Colorado Springs Gay Bar Attacker: Existing Gun Laws Not Enforced

The anti-gun rights crowd wants to impose more gun laws on law-abiding gun owners. So, it’s stunning the number of times a “mass shooting” occurs and America learns existing gun laws weren’t followed.

For example, in Washington D.C., the city council recently voted to “overhaul” the city’s criminal code, reducing the severity of gun laws used to prosecute people committing crimes with guns. 

In Colorado Springs in a recent heinous gay nightclub murder spree, five were killed and 25 wounded. According to ABC News, the suspect was apparently allowed to evade existing gun laws, including “red flag” laws supposedly designed to stop people from committing these crimes.

The New York Post reported a neighbor told CBS News, “He was addicted to opium and opened up about a previous heroin addiction.” Reportedly, the suspect was openly hostile toward gay people, often using slurs. 

The previous incident wasn’t subtle. The suspect allegedly threatened to kill his mother with a homemade bomb. This threat was serious enough to force “neighbors in surrounding homes to evacuate while the bomb squad…” and hostage negotiators responded. 

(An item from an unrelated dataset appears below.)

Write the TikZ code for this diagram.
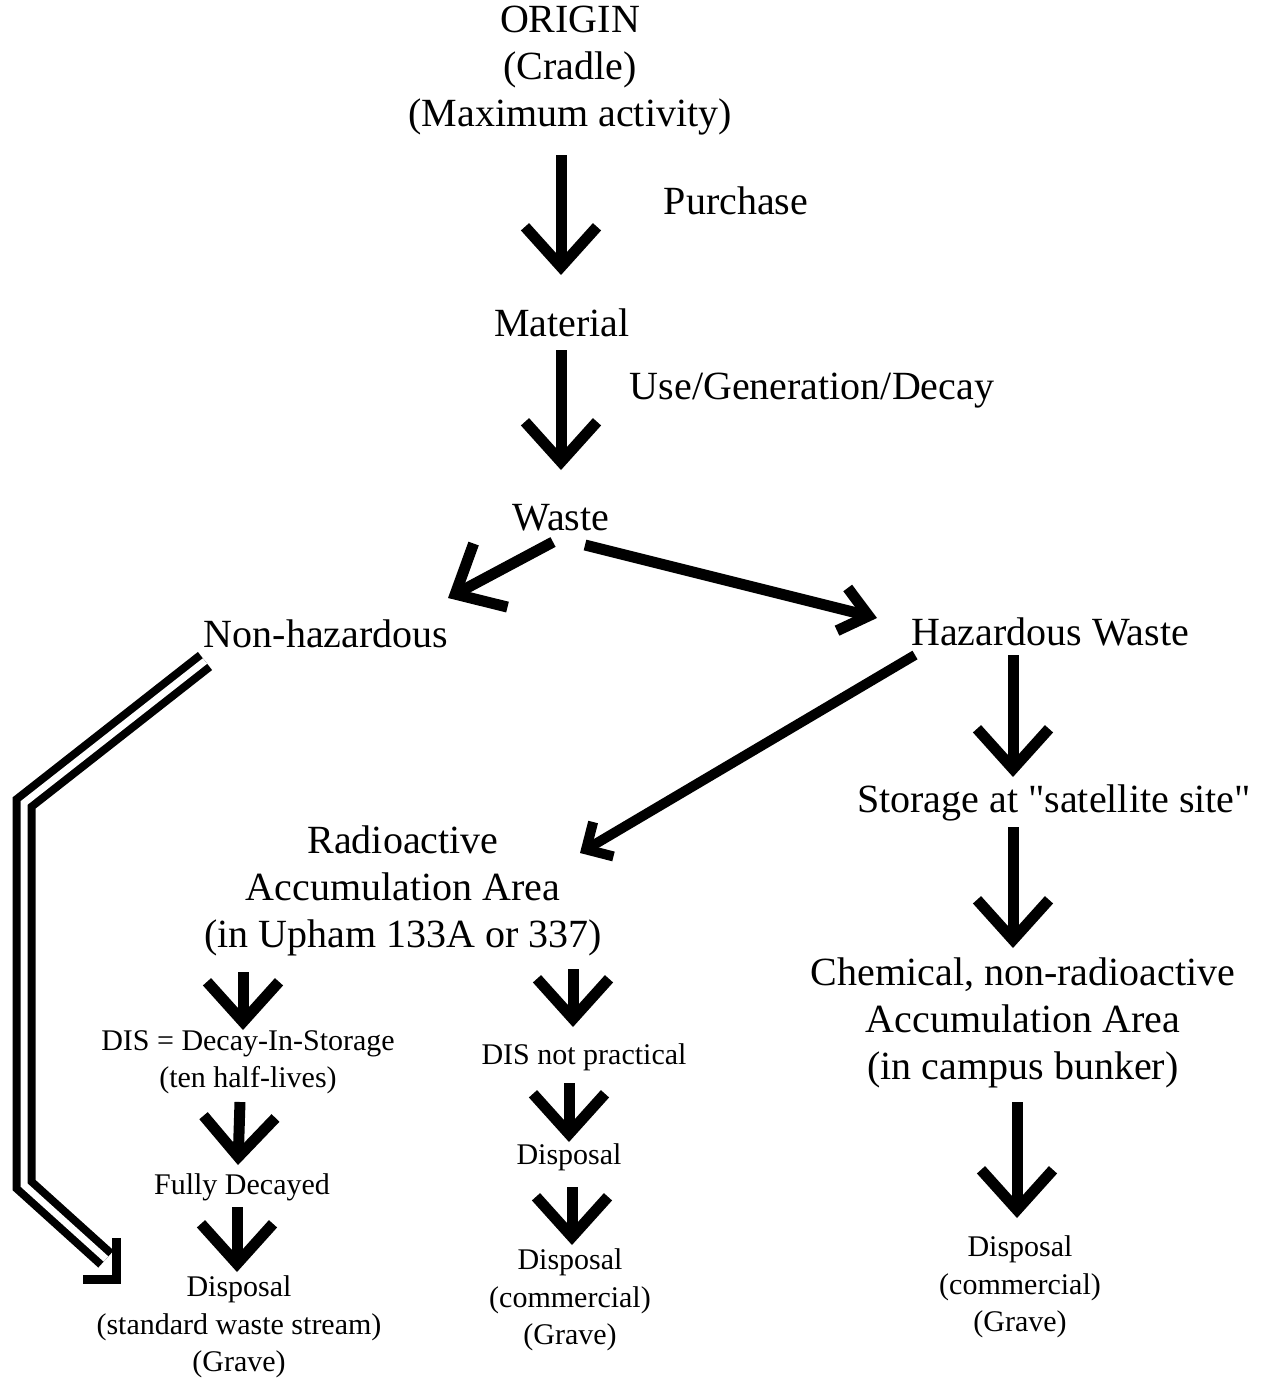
\documentclass[tikz,border=0pt]{standalone}
\usepackage{fontspec}
\setmainfont{Liberation Serif}
\newfontfamily\nomap{Liberation Serif}
\usetikzlibrary{arrows.meta}
\begin{document}
\begin{tikzpicture}[x=1pt,y=-1pt,
 big/.style={font=\fontsize{40}{47}\selectfont, align=center, inner sep=0pt},
 small/.style={font=\fontsize{30}{37.5}\selectfont, align=center, inner sep=0pt},
 arr/.style={line width=11pt, -{Straight Barb[length=40pt,width=72pt]}},
 arrm/.style={line width=11pt, -{Straight Barb[length=27pt,width=44pt]}},
 arrs/.style={line width=10pt, -{Straight Barb[length=20pt,width=40pt]}},
 dbl/.style={line width=8pt, double, double distance=7pt},
 dblhead/.style={line width=9pt, miter limit=10}]
\fill[white] (0,0) rectangle (1273,1382);
\useasboundingbox (0,0) rectangle (1273,1382);

\node[big] (origin) at (570,71) {ORIGIN\\(Cradle)\\(Maximum activity)};
\node[big] (purchase) at (736,201) {Purchase};
\node[big] (material) at (562,323) {Material};
\node[big] (use) at (812,391) {Use/Generation/Decay};
\node[big] (waste) at (561,518) {Waste};
\node[big] (nh) at (326,634) {Non-hazardous};
\node[big] (haz) at (1050,632) {Hazardous Waste};
\node[big] (stor) at (1054,803) {Storage at {\nomap"}satellite site{\nomap"}};
\node[big] (rad) at (403,891) {Radioactive\\Accumulation Area\\(in Upham 133A or 337)};
\node[big] (chem) at (1023,1023) {Chemical, non-radioactive\\Accumulation Area\\(in campus bunker)};
\node[small] (dis) at (248,1062) {DIS = Decay-In-Storage\\(ten half-lives)};
\node[small] (fully) at (242,1187) {Fully Decayed};
\node[small] (disp1) at (239,1327) {Disposal\\(standard waste stream)\\(Grave)};
\node[small] (disnp) at (584,1057) {DIS not practical};
\node[small] (disp) at (569,1157) {Disposal};
\node[small] (disp2) at (570,1300) {Disposal\\(commercial)\\(Grave)};
\node[small] (disp3) at (1020,1287) {Disposal\\(commercial)\\(Grave)};

\draw[arr] ([shift={(-9,84)}]origin.center) -- ([shift={(-1,-48)}]material.center);
\draw[arr] ([shift={(-1,27)}]material.center) -- ([shift={(0,-48)}]waste.center);
\draw[arr] ([shift={(-8,24)}]waste.center) -- ([shift={(122,-36)}]nh.center);
\draw[arrm] ([shift={(24,27)}]waste.center) -- ([shift={(-173,-14)}]haz.center);
\draw[arrs] ([shift={(-135,23)}]haz.center) -- ([shift={(177,-38)}]rad.center);
\draw[arr] ([shift={(-37,23)}]haz.center) -- ([shift={(-41,-26)}]stor.center);
\draw[arr] ([shift={(-41,24)}]stor.center) -- ([shift={(-10,-75)}]chem.center);
\draw[arr] ([shift={(-6,79)}]chem.center) -- ([shift={(-3,-69)}]disp3.center);
\draw[arr] ([shift={(-160,81)}]rad.center) -- ([shift={(-5,-32)}]dis.center);
\draw[arr] ([shift={(-8,40)}]dis.center) -- ([shift={(-4,-22)}]fully.center);
\draw[arr] ([shift={(-5,20)}]fully.center) -- ([shift={(-2,-55)}]disp1.center);
\draw[arr] ([shift={(170,78)}]rad.center) -- ([shift={(-11,-30)}]disnp.center);
\draw[arr] ([shift={(-15,26)}]disnp.center) -- ([shift={(0,-15)}]disp.center);
\draw[arr] ([shift={(3,30)}]disp.center) -- ([shift={(2,-55)}]disp2.center);

\coordinate (dc1) at (24,803);
\coordinate (dc2) at (24,1185);
\draw[dbl] ([shift={(-121,27)}]nh.center) -- (dc1) -- (dc2) -- ([shift={(-133,-68)}]disp1.center);
\draw[dblhead] ([shift={(-123,-89)}]disp1.center) -- ([shift={(-123,-48)}]disp1.center) -- ([shift={(-156,-48)}]disp1.center);
\end{tikzpicture}
\end{document}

ABC was unable to locate a public record to learn if “prosecutors moved forward with felony kidnapping and menacing charges…” or if authorities attempted to trigger Colorado’s “red flag” law. Then authorities could have confiscated any guns and ammunition “the man’s mother says he had with him.”

Gun rights advocates are rightly suspicious of “red flag” laws, which can be abused. Still, even absent red flag laws, there was likely probable cause the suspect had committed a violent crime: threats to kill.

Police could have collected his weapons as evidence or a court order could have allowed them to seize any weapons, at least, temporarily. Also, the incident likely fell under domestic violence criteria, elevating its seriousness.  

According to ABC, The Gazette “reported that prosecutors did not pursue any charges in the case and that records were sealed.” Colorado law prevents authorities from commenting on sealed cases.

However, the question remains. Why wasn’t the suspect prosecuted for threats to kill serious enough to deploy a bomb squad and evacuate neighbors?